3.) Die deutsche Nachrichten-Agenturlandschaft zeigt sich weiter heftig bewegt (http://kress.de/mail/alle/detail/beitrag/118880-nachrichtenagenturen-ap-und-dpa-vereinbaren-langfristige-kooperation.html, Aufruf am 14.11., 18.01 Uhr): AP und dpa gaben bekannt, langfristig kooperieren zu wollen. Das dürfte weder Reuters noch AFP freuen, aber erst recht nicht die in Insolvenz befindliche dapd: Die hatte bisher intensiv mit AP zusammengearbeitet, war dapd doch 2010 aus der Fusion von deutschem Dienst von AP mit der Agentur ddp hervorgegangen. Und dapd hatte sich ganz deutlich gerade gegenüber der dpa zu profilieren versucht.

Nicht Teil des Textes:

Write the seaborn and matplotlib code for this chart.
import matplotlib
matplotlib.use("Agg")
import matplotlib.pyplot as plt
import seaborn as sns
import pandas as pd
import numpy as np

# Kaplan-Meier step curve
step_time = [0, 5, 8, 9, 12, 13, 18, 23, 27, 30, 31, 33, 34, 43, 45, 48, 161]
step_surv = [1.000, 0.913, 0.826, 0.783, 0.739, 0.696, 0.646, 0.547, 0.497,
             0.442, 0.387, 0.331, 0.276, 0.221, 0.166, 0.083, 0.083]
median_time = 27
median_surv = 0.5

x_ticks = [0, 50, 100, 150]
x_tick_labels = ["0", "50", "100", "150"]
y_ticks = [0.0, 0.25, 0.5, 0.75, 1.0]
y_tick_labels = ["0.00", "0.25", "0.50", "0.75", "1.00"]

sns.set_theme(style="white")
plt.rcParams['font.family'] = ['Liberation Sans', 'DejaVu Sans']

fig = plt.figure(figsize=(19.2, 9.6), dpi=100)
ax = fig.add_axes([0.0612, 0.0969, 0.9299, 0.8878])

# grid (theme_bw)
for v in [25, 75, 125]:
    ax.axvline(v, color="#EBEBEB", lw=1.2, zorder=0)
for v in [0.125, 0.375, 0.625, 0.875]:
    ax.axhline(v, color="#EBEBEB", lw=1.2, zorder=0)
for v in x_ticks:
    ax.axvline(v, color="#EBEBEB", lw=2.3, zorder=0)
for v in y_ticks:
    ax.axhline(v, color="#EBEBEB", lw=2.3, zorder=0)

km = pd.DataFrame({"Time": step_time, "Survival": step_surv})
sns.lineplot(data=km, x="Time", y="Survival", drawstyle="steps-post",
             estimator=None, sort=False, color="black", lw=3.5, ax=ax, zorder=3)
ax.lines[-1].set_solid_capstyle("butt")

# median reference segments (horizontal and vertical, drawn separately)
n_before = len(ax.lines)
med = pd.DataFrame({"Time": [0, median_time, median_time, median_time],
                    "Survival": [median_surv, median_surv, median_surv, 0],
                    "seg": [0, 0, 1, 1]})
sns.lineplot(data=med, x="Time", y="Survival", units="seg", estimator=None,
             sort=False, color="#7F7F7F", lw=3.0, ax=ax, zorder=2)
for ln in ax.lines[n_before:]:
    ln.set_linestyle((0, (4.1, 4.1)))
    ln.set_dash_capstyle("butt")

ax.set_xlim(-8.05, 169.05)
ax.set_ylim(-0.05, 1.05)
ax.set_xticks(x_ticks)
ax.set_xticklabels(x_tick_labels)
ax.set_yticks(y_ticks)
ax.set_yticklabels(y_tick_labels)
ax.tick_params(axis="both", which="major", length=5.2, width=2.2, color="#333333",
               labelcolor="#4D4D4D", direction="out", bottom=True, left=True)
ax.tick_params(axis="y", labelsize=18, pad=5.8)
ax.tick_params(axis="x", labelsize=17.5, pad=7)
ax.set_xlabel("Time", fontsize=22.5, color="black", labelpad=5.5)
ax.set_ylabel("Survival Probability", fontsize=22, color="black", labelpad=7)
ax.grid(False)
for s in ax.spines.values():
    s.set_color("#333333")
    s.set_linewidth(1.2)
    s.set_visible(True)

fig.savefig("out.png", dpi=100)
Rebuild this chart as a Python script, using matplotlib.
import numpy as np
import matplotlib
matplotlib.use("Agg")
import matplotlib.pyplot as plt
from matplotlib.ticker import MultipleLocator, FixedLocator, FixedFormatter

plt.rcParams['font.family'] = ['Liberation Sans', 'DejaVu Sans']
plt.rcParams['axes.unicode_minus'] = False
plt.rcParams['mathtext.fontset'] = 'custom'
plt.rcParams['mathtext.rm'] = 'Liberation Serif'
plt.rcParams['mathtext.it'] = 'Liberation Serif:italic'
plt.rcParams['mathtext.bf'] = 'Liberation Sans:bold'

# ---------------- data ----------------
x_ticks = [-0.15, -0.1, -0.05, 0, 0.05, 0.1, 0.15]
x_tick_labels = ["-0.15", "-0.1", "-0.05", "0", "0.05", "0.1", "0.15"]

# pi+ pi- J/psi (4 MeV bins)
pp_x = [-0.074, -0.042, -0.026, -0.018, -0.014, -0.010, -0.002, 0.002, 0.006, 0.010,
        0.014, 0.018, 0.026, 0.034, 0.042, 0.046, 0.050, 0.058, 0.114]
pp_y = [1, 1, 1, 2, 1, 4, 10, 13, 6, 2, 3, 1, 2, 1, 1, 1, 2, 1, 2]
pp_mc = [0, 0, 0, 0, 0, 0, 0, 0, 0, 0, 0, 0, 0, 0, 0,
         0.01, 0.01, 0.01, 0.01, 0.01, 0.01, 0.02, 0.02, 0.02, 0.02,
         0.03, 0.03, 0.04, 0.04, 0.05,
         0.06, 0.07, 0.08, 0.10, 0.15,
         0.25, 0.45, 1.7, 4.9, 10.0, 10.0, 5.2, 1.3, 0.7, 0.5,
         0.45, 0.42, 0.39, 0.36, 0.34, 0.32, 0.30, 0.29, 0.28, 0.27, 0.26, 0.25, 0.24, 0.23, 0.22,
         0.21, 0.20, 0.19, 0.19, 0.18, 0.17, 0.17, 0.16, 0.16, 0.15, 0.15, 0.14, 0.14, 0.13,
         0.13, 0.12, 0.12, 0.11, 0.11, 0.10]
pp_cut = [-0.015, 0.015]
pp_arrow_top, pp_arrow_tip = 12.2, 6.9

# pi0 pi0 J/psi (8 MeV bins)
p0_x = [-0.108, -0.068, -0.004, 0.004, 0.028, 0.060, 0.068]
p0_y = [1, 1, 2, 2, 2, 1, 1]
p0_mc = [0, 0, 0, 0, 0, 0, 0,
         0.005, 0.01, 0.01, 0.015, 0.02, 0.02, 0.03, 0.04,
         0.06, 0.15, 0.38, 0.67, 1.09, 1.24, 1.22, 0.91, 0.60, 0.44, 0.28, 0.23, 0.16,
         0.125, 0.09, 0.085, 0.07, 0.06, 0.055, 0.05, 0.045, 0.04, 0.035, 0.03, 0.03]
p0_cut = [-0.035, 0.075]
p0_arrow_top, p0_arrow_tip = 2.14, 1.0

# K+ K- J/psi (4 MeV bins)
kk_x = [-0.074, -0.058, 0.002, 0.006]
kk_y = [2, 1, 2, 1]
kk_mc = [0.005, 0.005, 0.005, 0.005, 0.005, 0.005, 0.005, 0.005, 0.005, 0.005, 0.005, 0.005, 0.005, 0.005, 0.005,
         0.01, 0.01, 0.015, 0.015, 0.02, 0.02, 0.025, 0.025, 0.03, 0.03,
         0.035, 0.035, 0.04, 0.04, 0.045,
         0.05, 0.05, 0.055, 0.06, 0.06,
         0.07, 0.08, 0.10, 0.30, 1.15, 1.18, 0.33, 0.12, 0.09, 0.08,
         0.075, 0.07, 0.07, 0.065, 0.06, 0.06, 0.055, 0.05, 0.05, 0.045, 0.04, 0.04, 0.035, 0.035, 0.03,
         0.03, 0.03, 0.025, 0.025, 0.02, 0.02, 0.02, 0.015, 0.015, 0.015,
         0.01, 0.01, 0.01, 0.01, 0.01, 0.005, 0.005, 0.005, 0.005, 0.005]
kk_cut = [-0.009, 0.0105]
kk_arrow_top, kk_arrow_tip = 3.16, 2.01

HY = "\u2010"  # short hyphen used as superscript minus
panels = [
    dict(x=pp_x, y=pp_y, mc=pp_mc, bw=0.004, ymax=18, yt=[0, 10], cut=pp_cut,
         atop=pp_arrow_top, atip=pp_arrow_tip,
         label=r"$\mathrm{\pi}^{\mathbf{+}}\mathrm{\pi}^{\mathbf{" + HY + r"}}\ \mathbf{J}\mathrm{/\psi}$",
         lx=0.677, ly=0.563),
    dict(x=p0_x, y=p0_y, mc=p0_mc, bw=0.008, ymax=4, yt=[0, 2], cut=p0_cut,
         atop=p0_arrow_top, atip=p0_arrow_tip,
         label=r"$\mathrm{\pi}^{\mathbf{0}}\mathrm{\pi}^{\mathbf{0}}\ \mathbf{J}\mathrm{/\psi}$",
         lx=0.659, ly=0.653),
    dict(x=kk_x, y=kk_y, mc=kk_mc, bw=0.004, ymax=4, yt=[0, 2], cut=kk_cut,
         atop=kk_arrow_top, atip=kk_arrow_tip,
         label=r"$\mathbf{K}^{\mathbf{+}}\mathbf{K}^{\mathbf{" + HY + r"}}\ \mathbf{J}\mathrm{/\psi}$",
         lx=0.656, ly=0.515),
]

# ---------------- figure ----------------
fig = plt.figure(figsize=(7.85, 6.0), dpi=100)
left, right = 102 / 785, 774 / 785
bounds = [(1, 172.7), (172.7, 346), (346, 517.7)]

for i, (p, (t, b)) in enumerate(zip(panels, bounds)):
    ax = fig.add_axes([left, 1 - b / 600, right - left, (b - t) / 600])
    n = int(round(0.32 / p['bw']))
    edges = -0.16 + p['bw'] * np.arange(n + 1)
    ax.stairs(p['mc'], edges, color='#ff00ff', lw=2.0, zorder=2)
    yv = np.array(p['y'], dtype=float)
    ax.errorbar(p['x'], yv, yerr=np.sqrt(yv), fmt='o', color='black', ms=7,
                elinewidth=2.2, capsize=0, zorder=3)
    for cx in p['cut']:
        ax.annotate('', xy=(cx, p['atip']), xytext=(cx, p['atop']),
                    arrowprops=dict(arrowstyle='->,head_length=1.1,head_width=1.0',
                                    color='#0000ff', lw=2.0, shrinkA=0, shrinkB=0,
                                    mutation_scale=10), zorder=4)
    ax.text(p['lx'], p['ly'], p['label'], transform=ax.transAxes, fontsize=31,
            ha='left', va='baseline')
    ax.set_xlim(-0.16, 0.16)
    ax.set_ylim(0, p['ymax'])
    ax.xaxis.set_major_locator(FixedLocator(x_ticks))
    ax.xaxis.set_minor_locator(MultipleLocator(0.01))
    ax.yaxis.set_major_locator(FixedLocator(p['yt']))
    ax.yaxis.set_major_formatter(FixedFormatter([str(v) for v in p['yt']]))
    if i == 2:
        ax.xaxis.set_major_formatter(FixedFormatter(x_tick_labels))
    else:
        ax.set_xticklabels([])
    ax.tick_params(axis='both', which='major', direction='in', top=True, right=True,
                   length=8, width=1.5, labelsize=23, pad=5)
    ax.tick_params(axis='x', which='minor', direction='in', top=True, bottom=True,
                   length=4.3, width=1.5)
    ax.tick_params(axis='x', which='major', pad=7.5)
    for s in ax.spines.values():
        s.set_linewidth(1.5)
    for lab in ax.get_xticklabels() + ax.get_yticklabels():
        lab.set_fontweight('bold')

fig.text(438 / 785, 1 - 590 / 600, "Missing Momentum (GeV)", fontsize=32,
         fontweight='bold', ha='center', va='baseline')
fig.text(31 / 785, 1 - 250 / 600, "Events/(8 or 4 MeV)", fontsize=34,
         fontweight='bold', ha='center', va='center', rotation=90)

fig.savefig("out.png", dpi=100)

4.) Im „Spiegel“ stand neulich (43/2012, Seite 163): “In diesen Tagen wurde der Bundestrainer in einer Pressekonferenz gefragt, ob er „ein anderer“ geworden sei, wie Kritiker nach der für viele enttäuschenden Europameisterschaft behauptet hatten.“ Dieser Satz wirft nicht unbedingt „viele“, aber doch zumindest eine Frage auf: Worauf bezieht sich das Wort „viele“? Auf die Kritiker? Das wäre vom Satzbau her (also syntaktisch) naheliegend, erscheint aber mit Blick auf die Bedeutung (also semantisch) kaum sinnvoll. Bezieht es sich uneingeschränkt und über den Satz-Kontext hinaus auf „alle“? Nein, sicher nicht auf – zum Beispiel – die vielen Fans der spanischen oder italienischen Auswahl. Denn die dürften von Verlauf und Ergebnis der EM kaum enttäuscht gewesen sein. Vermutlich sind einfach viele Fans der deutschen Mannschaft gemeint. Sollte Autor Jörg Kramer selber auch einer sein und ihm deswegen an dieser Stelle ein wenig die professionelle Distanz zum Gegenstand fehlen? Viel-leicht ein Fall für den Zwiebelfisch im Hause Spiegel? Oder dürften Spiegel-Leser an der Stelle nicht mehr als „viele“ wissen?